Ahoy, Timmy! I think it's really a matter of taste as far as writing style in particular. Forester was certainly just as talented as O'Brian on all levels. You just have to pick what you like. Good stuff!

Susan Holloway Scott said...

I first discovered the Hornblower books in middle school, and whipped through them all a single summer. It helped that the paperback editions I read had thrilling covers - gory action scenes with a hunky model for Hornblower - that I spent a lot of time studying. I thought they were pretty cool, and sure beat Nancy Drew and other girly books.
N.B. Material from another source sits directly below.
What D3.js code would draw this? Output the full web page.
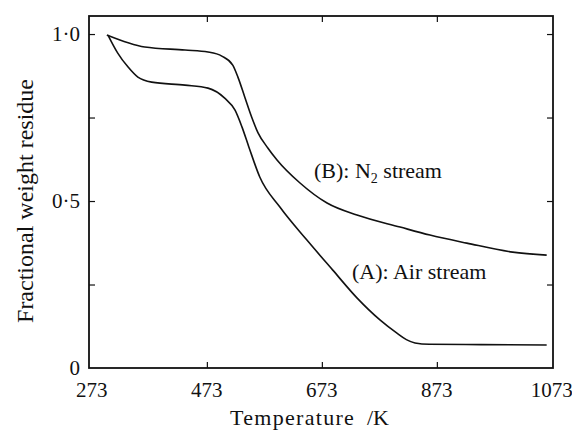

When I reread them later, as an adult, they weren't quite as satisfying. I noticed things that I hadn't when I was younger - most specifically, how the female characters were definitely lacking. Think of Hornblowers poor hapless first wife! The only woman that Forester seems to like is Lady Barbara, and even then he stresses her "mannish" qualities - how tough she is, how she doesn't care about her complexion, how she's practical, no-nonsense, and doesn't fuss with her dress. He's much more comfortable with the friendship between Hornblower and Bush.

O'Brien, OTOH, isn't afraid to delve into Jack's messy relationships, and his women all seem genuine.

I can appreciate how the Forester books actually have beginnings, middles, and ends - the whole story-telling arc- while the O'Brien books often just...end, Hornblower is also interesting as a kind of upbeat propaganda and a reminder of the mightiness of the English empire, written as they were at a time when England was badly battered by WWII.

So I guess I'm like you, Pauline. I like 'em both, respect 'em both, but my prize goes to Jack Aubrey, huzzah! :)

Pauline said...

Ahoy, Barbara and thank you so much for your insight.

Like you, I can see the good in both series. I find the character many critics of O'Brian have a problem with is Stephen Maturin who, when you don't look very closely, seems rather lofty and godlike. Of course if you row the other way you see his drug addictions (first to laudanum and then to coaca), his disasterous ineptitude with the opposite sex and his holier than thou attitudes. None of that in Hornblower for sure.

I honestly believe (though I can't prove it) that O'Brian used real historical Royal Navy men as the basis for Jack Aubrey (and not only Cochrane) where Hornblower is far more a fictional character. For me, that is what makes Jack so much more comfortable than Horatio. He seems more "real" (the kind of character we'd all love to put down on paper).

What ever it is, I wouldn't have minded being one of Jack's messy relatitonships. Huzzah! indeed.